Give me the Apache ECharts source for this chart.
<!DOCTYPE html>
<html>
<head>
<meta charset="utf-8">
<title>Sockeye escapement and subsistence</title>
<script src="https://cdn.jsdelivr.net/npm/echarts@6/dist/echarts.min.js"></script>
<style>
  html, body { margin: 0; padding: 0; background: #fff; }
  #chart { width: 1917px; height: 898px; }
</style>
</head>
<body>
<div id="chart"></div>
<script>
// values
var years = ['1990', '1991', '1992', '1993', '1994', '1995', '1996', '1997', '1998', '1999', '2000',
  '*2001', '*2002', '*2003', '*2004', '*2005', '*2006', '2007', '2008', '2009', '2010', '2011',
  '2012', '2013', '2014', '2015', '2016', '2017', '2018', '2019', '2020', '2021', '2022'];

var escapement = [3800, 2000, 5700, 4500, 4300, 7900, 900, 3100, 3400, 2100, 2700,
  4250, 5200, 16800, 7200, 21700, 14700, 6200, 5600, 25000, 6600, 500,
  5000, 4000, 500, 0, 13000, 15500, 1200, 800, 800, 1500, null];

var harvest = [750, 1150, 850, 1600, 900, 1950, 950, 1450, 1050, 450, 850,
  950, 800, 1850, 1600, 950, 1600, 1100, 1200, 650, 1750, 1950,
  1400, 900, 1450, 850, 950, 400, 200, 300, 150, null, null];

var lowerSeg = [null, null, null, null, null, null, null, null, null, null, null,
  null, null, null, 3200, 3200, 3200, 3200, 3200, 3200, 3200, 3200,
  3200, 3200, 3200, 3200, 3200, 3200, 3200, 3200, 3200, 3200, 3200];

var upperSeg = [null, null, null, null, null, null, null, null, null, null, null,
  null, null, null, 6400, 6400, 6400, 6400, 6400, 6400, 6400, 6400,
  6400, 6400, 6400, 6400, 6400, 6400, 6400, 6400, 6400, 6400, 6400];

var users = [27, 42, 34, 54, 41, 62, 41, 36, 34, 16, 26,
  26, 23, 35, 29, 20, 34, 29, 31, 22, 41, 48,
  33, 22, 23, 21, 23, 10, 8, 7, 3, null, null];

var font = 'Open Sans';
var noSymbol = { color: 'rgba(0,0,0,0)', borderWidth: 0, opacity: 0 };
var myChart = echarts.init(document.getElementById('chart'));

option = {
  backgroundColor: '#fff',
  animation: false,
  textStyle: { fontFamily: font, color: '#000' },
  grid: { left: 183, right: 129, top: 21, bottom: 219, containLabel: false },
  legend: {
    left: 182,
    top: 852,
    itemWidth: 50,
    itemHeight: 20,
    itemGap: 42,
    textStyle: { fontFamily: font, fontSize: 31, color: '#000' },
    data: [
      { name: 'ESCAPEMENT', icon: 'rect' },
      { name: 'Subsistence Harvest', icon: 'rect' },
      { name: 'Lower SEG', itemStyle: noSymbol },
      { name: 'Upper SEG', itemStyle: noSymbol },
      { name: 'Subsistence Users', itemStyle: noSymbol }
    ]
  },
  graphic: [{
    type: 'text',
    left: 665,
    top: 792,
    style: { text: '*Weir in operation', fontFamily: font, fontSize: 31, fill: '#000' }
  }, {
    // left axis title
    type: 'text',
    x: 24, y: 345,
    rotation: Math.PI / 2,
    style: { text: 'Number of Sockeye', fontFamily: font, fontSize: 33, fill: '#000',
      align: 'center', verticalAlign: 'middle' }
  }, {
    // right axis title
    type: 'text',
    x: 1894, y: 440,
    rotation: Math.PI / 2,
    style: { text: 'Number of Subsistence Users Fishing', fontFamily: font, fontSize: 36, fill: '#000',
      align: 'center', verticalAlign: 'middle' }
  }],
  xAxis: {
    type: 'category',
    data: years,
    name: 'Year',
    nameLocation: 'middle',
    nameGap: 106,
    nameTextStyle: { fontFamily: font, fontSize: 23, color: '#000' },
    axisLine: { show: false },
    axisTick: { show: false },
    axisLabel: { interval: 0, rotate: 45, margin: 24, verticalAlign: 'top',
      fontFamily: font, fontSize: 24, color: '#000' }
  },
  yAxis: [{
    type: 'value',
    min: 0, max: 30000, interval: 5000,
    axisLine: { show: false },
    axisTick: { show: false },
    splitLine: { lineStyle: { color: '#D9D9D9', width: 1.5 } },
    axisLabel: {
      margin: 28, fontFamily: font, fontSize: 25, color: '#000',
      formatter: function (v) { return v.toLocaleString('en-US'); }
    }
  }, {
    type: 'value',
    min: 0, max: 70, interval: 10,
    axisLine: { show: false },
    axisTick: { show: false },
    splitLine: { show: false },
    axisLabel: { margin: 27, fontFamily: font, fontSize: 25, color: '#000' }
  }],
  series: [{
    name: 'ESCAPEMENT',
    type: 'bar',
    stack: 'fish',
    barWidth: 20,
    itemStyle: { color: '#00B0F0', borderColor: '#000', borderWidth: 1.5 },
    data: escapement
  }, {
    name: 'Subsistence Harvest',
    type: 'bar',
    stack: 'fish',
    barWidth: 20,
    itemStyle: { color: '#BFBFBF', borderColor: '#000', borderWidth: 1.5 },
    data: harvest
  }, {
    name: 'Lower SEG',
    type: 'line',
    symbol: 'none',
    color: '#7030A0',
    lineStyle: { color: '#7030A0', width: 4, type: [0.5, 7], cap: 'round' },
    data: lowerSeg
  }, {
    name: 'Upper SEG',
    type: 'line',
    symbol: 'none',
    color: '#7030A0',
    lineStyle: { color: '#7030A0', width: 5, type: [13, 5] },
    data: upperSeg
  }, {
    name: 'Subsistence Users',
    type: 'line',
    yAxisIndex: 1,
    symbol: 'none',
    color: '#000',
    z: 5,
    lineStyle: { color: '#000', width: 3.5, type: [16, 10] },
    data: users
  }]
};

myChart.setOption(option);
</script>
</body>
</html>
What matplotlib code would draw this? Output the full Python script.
==============================
PROBLEM DETAILS ::
From the first line to the last, please quote the material above exactly.

SOLUTION FOR THIS TASK ::
Give me the Apache ECharts source for this chart.
<!DOCTYPE html>
<html>
<head>
<meta charset="utf-8">
<title>Sockeye escapement and subsistence</title>
<script src="https://cdn.jsdelivr.net/npm/echarts@6/dist/echarts.min.js"></script>
<style>
  html, body { margin: 0; padding: 0; background: #fff; }
  #chart { width: 1917px; height: 898px; }
</style>
</head>
<body>
<div id="chart"></div>
<script>
// values
var years = ['1990', '1991', '1992', '1993', '1994', '1995', '1996', '1997', '1998', '1999', '2000',
  '*2001', '*2002', '*2003', '*2004', '*2005', '*2006', '2007', '2008', '2009', '2010', '2011',
  '2012', '2013', '2014', '2015', '2016', '2017', '2018', '2019', '2020', '2021', '2022'];

var escapement = [3800, 2000, 5700, 4500, 4300, 7900, 900, 3100, 3400, 2100, 2700,
  4250, 5200, 16800, 7200, 21700, 14700, 6200, 5600, 25000, 6600, 500,
  5000, 4000, 500, 0, 13000, 15500, 1200, 800, 800, 1500, null];

var harvest = [750, 1150, 850, 1600, 900, 1950, 950, 1450, 1050, 450, 850,
  950, 800, 1850, 1600, 950, 1600, 1100, 1200, 650, 1750, 1950,
  1400, 900, 1450, 850, 950, 400, 200, 300, 150, null, null];

var lowerSeg = [null, null, null, null, null, null, null, null, null, null, null,
  null, null, null, 3200, 3200, 3200, 3200, 3200, 3200, 3200, 3200,
  3200, 3200, 3200, 3200, 3200, 3200, 3200, 3200, 3200, 3200, 3200];

var upperSeg = [null, null, null, null, null, null, null, null, null, null, null,
  null, null, null, 6400, 6400, 6400, 6400, 6400, 6400, 6400, 6400,
  6400, 6400, 6400, 6400, 6400, 6400, 6400, 6400, 6400, 6400, 6400];

var users = [27, 42, 34, 54, 41, 62, 41, 36, 34, 16, 26,
  26, 23, 35, 29, 20, 34, 29, 31, 22, 41, 48,
  33, 22, 23, 21, 23, 10, 8, 7, 3, null, null];

var font = 'Open Sans';
var noSymbol = { color: 'rgba(0,0,0,0)', borderWidth: 0, opacity: 0 };
var myChart = echarts.init(document.getElementById('chart'));

option = {
  backgroundColor: '#fff',
  animation: false,
  textStyle: { fontFamily: font, color: '#000' },
  grid: { left: 183, right: 129, top: 21, bottom: 219, containLabel: false },
  legend: {
    left: 182,
    top: 852,
    itemWidth: 50,
    itemHeight: 20,
    itemGap: 42,
    textStyle: { fontFamily: font, fontSize: 31, color: '#000' },
    data: [
      { name: 'ESCAPEMENT', icon: 'rect' },
      { name: 'Subsistence Harvest', icon: 'rect' },
      { name: 'Lower SEG', itemStyle: noSymbol },
      { name: 'Upper SEG', itemStyle: noSymbol },
      { name: 'Subsistence Users', itemStyle: noSymbol }
    ]
  },
  graphic: [{
    type: 'text',
    left: 665,
    top: 792,
    style: { text: '*Weir in operation', fontFamily: font, fontSize: 31, fill: '#000' }
  }, {
    // left axis title
    type: 'text',
    x: 24, y: 345,
    rotation: Math.PI / 2,
    style: { text: 'Number of Sockeye', fontFamily: font, fontSize: 33, fill: '#000',
      align: 'center', verticalAlign: 'middle' }
  }, {
    // right axis title
    type: 'text',
    x: 1894, y: 440,
    rotation: Math.PI / 2,
    style: { text: 'Number of Subsistence Users Fishing', fontFamily: font, fontSize: 36, fill: '#000',
      align: 'center', verticalAlign: 'middle' }
  }],
  xAxis: {
    type: 'category',
    data: years,
    name: 'Year',
    nameLocation: 'middle',
    nameGap: 106,
    nameTextStyle: { fontFamily: font, fontSize: 23, color: '#000' },
    axisLine: { show: false },
    axisTick: { show: false },
    axisLabel: { interval: 0, rotate: 45, margin: 24, verticalAlign: 'top',
      fontFamily: font, fontSize: 24, color: '#000' }
  },
  yAxis: [{
    type: 'value',
    min: 0, max: 30000, interval: 5000,
    axisLine: { show: false },
    axisTick: { show: false },
    splitLine: { lineStyle: { color: '#D9D9D9', width: 1.5 } },
    axisLabel: {
      margin: 28, fontFamily: font, fontSize: 25, color: '#000',
      formatter: function (v) { return v.toLocaleString('en-US'); }
    }
  }, {
    type: 'value',
    min: 0, max: 70, interval: 10,
    axisLine: { show: false },
    axisTick: { show: false },
    splitLine: { show: false },
    axisLabel: { margin: 27, fontFamily: font, fontSize: 25, color: '#000' }
  }],
  series: [{
    name: 'ESCAPEMENT',
    type: 'bar',
    stack: 'fish',
    barWidth: 20,
    itemStyle: { color: '#00B0F0', borderColor: '#000', borderWidth: 1.5 },
    data: escapement
  }, {
    name: 'Subsistence Harvest',
    type: 'bar',
    stack: 'fish',
    barWidth: 20,
    itemStyle: { color: '#BFBFBF', borderColor: '#000', borderWidth: 1.5 },
    data: harvest
  }, {
    name: 'Lower SEG',
    type: 'line',
    symbol: 'none',
    color: '#7030A0',
    lineStyle: { color: '#7030A0', width: 4, type: [0.5, 7], cap: 'round' },
    data: lowerSeg
  }, {
    name: 'Upper SEG',
    type: 'line',
    symbol: 'none',
    color: '#7030A0',
    lineStyle: { color: '#7030A0', width: 5, type: [13, 5] },
    data: upperSeg
  }, {
    name: 'Subsistence Users',
    type: 'line',
    yAxisIndex: 1,
    symbol: 'none',
    color: '#000',
    z: 5,
    lineStyle: { color: '#000', width: 3.5, type: [16, 10] },
    data: users
  }]
};

myChart.setOption(option);
</script>
</body>
</html>
What matplotlib code would draw this? Output the full Python script.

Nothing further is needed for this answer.